USDA Organic – Products with this label are at least 95% organic, contain zero GMOs, and include ingredients that comply with the National List of Allowed and Prohibited Substances, whether they are organic or not.
Smithsonian Bird Friendly – Bird friendly coffee is made on farms that maintain critical bird habitat, as opposed to deforesting regions to create sun plantations. With a combination of foliage cover, tree height and diversity, birds and other wildlife may continue to live and thrive in their natural habitat – a habitat that sequesters carbon and fights climate change. Coffee bearing this certification is 100% organic and shade grown. In addition, researchers from the Smithsonian Migratory Bird Center continually investigate new ways that farmers can maintain productive farms.
Rainforest Alliance – This prominent ecolabel boasts a commitment to preserving biodiversity and community development in regions where coffee beans are harvested. Buying products with the Rainforest Alliance label also assures buyers that workers’ rights and productive agricultural practices are integrated into the process as part of sustainable farm management.

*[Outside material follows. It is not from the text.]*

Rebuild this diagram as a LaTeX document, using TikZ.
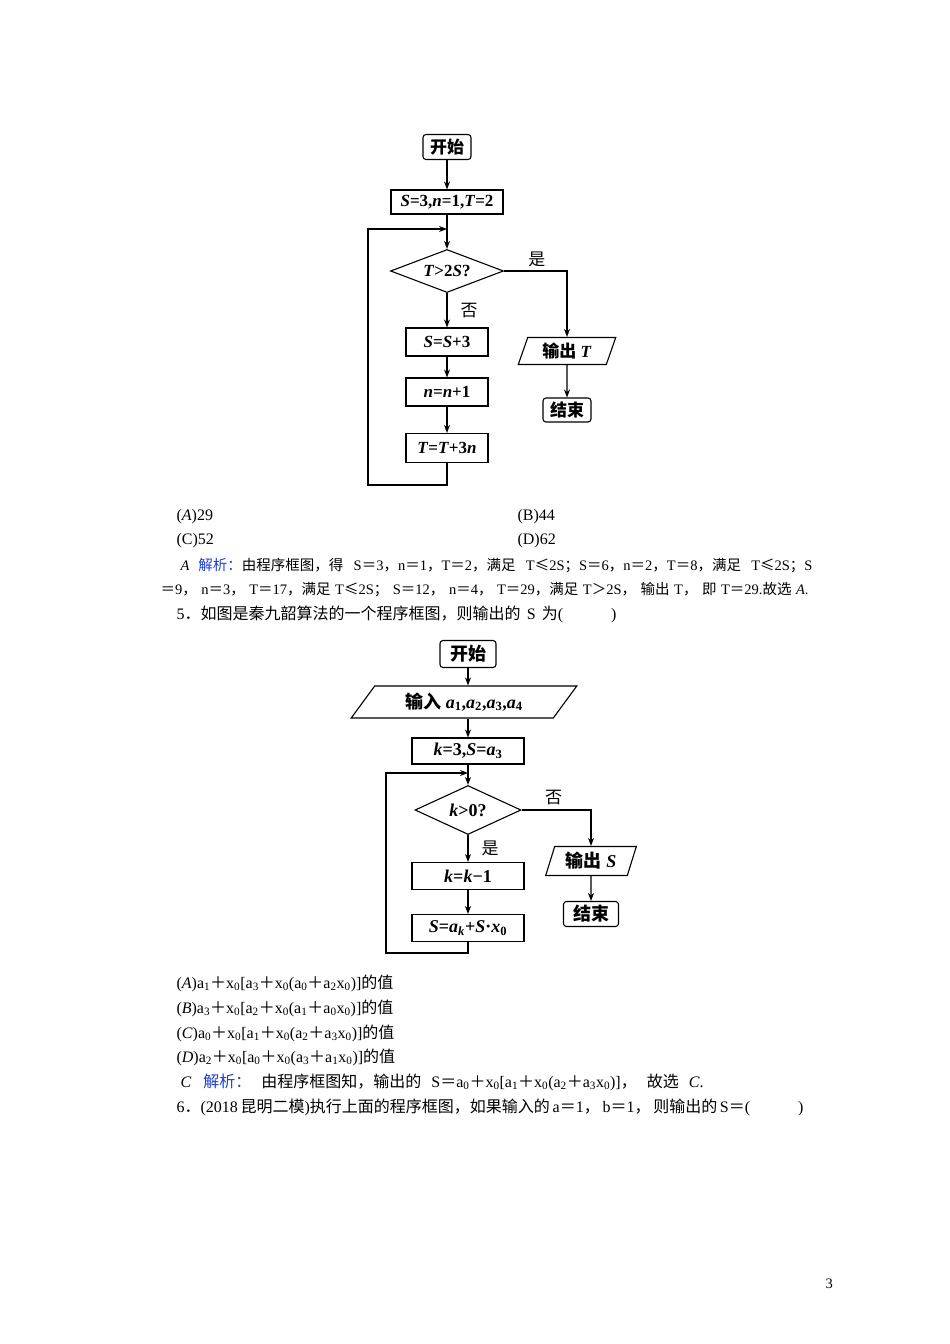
\documentclass[tikz,border=0pt]{standalone}
\usepackage{fontspec}
\setmainfont{Liberation Serif}
\newfontfamily\cjk{Noto Sans CJK SC}
\usetikzlibrary{shapes.geometric, arrows.meta}
\definecolor{jiexiblue}{HTML}{1A3FD0}

\newcommand{\zh}[1]{{\cjk #1}}
\newcommand{\zeq}{\zh{＝}}
\newcommand{\zcm}{\zh{，}}
\newcommand{\zsc}{\zh{；}}
\newcommand{\zpl}{\zh{＋}}
\newcommand{\zle}{\zh{≤}}
\newcommand{\ix}[1]{\textsubscript{#1}}
\newcommand{\qfont}{\fontsize{16}{19}\selectfont}
\newcommand{\sfont}{\fontsize{14.5}{18}\selectfont}
\newcommand{\flowfont}{\fontsize{17}{17}\selectfont\bfseries}
\newcommand{\flowfontb}{\fontsize{18}{18}\selectfont\bfseries}
\newcommand{\labelfont}{\fontsize{17}{17}\selectfont\cjk}

\begin{document}
\begin{tikzpicture}[x=1pt, y=-1pt, line width=1.1pt,
  every node/.style={inner sep=0pt},
  term/.style={draw, rounded corners=3pt, minimum width=48pt, minimum height=25pt, font=\flowfont},
  proc/.style={draw, minimum width=82pt, minimum height=28pt, font=\flowfont},
  decide/.style={draw, diamond, aspect=2.6, minimum width=113pt, minimum height=43pt, font=\flowfont},
  io/.style={draw, trapezium, trapezium left angle=70, trapezium right angle=110, trapezium stretches=true, font=\flowfont},
  arr/.style={-{Stealth[length=8pt, width=6pt]}},
  body/.style={anchor=base west, font=\qfont}]
\useasboundingbox (0,0) rectangle (950,1344);

% first flowchart
\node[term] (start1) at (447,147) {\zh{开始}};
\node[proc, minimum width=112pt, minimum height=24pt] (init1) at (447,202) {\textit{S}=3,\textit{n}=1,\textit{T}=2};
\node[decide] (cond1) at (447,271) {\textit{T}>2\textit{S}?};
\node[proc] (step1) at (447,342) {\textit{S}=\textit{S}+3};
\node[proc] (step2) at (447,392) {\textit{n}=\textit{n}+1};
\node[proc, minimum height=29pt] (step3) at (447,448) {\textit{T}=\textit{T}+3\textit{n}};
\node[io, minimum width=98pt, minimum height=27pt] (out1) at (567,351) {\zh{输出} \textit{T}};
\node[term, minimum height=24pt] (end1) at (567,410) {\zh{结束}};
\coordinate (join1) at (447,229);
\coordinate (back1) at (368,485);

\draw[arr] (start1) -- (init1);
\draw[arr] (init1) -- (cond1);
\draw[arr] (cond1) -- node[right=13pt, font=\labelfont]{否} (step1);
\draw[arr] (cond1.east) -| node[pos=0.26, above=4pt, font=\labelfont]{是} (out1.north);
\draw[arr] (step1) -- (step2);
\draw[arr] (step2) -- (step3);
\draw[arr] (out1) -- (end1);
\draw[arr] (step3.south) |- (back1) |- (join1);

% choices and solution
\node[body] (optA1) at (176,520) {(\textit{A})29};
\node[body] (optB1) at (517,520) {(B)44};
\node[body] (optC1) at (176,544) {(C)52};
\node[body] (optD1) at (517,544) {(D)62};
\node[body, font=\sfont] (sol1a) at (180,570) {\makebox[632pt][s]{\textit{A}\hspace{9pt}{\color{jiexiblue}\zh{解析：}}\zh{由程序框图，得}\ S\zeq 3\zcm n\zeq 1\zcm T\zeq 2\zh{，满足}\ T\zle 2S\zsc S\zeq 6\zcm n\zeq 2\zcm T\zeq 8\zh{，满足}\ T\zle 2S\zsc S}};
\node[body, font=\sfont] (sol1b) at (160,594) {\makebox[648pt][s]{\zeq 9\zcm\ n\zeq 3\zcm\ T\zeq 17\zh{，满足}\ T\zle 2S\zsc\ S\zeq 12\zcm\ n\zeq 4\zcm\ T\zeq 29\zh{，满足}\ T\zh{＞}2S\zcm\ \zh{输出}\ T\zcm\ \zh{即}\ T\zeq 29.\zh{故选}\ \textit{A}.}};
\node[body] (quest5) at (176,619) {\makebox[440pt][s]{5\zh{．如图是秦九韶算法的一个程序框图，则输出的}\ S\ \zh{为}(\zh{　　　})}};

% second flowchart
\node[term, minimum width=56pt, minimum height=27pt, font=\flowfontb] (start2) at (468,654) {\zh{开始}};
\node[io, trapezium left angle=50, trapezium right angle=130, minimum width=226pt, minimum height=32pt, font=\flowfontb] (in2) at (464,702) {\zh{输入} \textit{a}\ix{1},\textit{a}\ix{2},\textit{a}\ix{3},\textit{a}\ix{4}};
\node[proc, minimum width=112pt, minimum height=26pt, font=\flowfontb] (init2) at (468,751) {\textit{k}=3,\textit{S}=\textit{a}\ix{3}};
\node[decide, minimum width=106pt, minimum height=49pt, font=\flowfontb] (cond2) at (468,810) {\textit{k}>0?};
\node[proc, minimum width=112pt, minimum height=27pt, font=\flowfontb] (step4) at (468,876) {\textit{k}=\textit{k}−1};
\node[proc, minimum width=112pt, minimum height=27pt, font=\flowfontb] (step5) at (468,928) {\textit{S}=\textit{a}\ix{\textit{k}}+\textit{S}·\textit{x}\ix{0}};
\node[io, minimum width=91pt, minimum height=29pt, font=\flowfontb] (out2) at (591,861) {\zh{输出} \textit{S}};
\node[term, minimum width=55pt, minimum height=25pt, font=\flowfontb] (end2) at (591,914) {\zh{结束}};
\coordinate (join2) at (468,773);
\coordinate (back2) at (386,953);

\draw[arr] (start2) -- (start2 |- in2.north);
\draw[arr] (init2 |- in2.south) -- (init2);
\draw[arr] (init2) -- (cond2);
\draw[arr] (cond2) -- node[right=13pt, font=\labelfont]{是} (step4);
\draw[arr] (cond2.east) -| node[pos=0.23, above=5pt, font=\labelfont]{否} (out2.north);
\draw[arr] (step4) -- (step5);
\draw[arr] (out2) -- (end2);
\draw[arr] (step5.south) |- (back2) |- (join2);

% choices and solution
\node[body] (optA2) at (176,988) {(\textit{A})a\ix{1}\zpl x\ix{0}[a\ix{3}\zpl x\ix{0}(a\ix{0}\zpl a\ix{2}x\ix{0})]\zh{的值}};
\node[body] (optB2) at (176,1013) {(\textit{B})a\ix{3}\zpl x\ix{0}[a\ix{2}\zpl x\ix{0}(a\ix{1}\zpl a\ix{0}x\ix{0})]\zh{的值}};
\node[body] (optC2) at (176,1038) {(\textit{C})a\ix{0}\zpl x\ix{0}[a\ix{1}\zpl x\ix{0}(a\ix{2}\zpl a\ix{3}x\ix{0})]\zh{的值}};
\node[body] (optD2) at (176,1062) {(\textit{D})a\ix{2}\zpl x\ix{0}[a\ix{0}\zpl x\ix{0}(a\ix{3}\zpl a\ix{1}x\ix{0})]\zh{的值}};
\node[body] (sol2) at (180,1087) {\makebox[523pt][s]{\textit{C}\hspace{12pt}{\color{jiexiblue}\zh{解析：}}\ \zh{由程序框图知，输出的}\ S\zeq a\ix{0}\zpl x\ix{0}[a\ix{1}\zpl x\ix{0}(a\ix{2}\zpl a\ix{3}x\ix{0})]\zcm\ \zh{故选}\ \textit{C}.}};
\node[body] (quest6) at (176,1112) {\makebox[627pt][s]{6\zh{．}(2018\ \zh{昆明二模})\zh{执行上面的程序框图，如果输入的}\ a\zeq 1\zcm\ b\zeq 1\zcm\ \zh{则输出的}\ S\zeq(\zh{　　　})}};

\node[body, font=\sfont] (pagenum) at (825,1288) {3};
\end{tikzpicture}
\end{document}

With an estimated 2.25 billion cups of coffee consumed daily, coffee drinkers have a unique power; a purchasing power that can sustain livelihoods, protect wildlife, even mitigate climate change. While not all ecolabels are equal in what they represent, they do offer insight into the impact our consumption can have on farmers across the globe, on migrating bird species that frequent our backyards in summertime, on wildlife habitat home to thousands of unique species, on water supply to millions of homes, and much more.
Coffee might be the powerful daily fuel craved by millions to boost energy and productivity, but it’s the coffee drinkers themselves with the real power.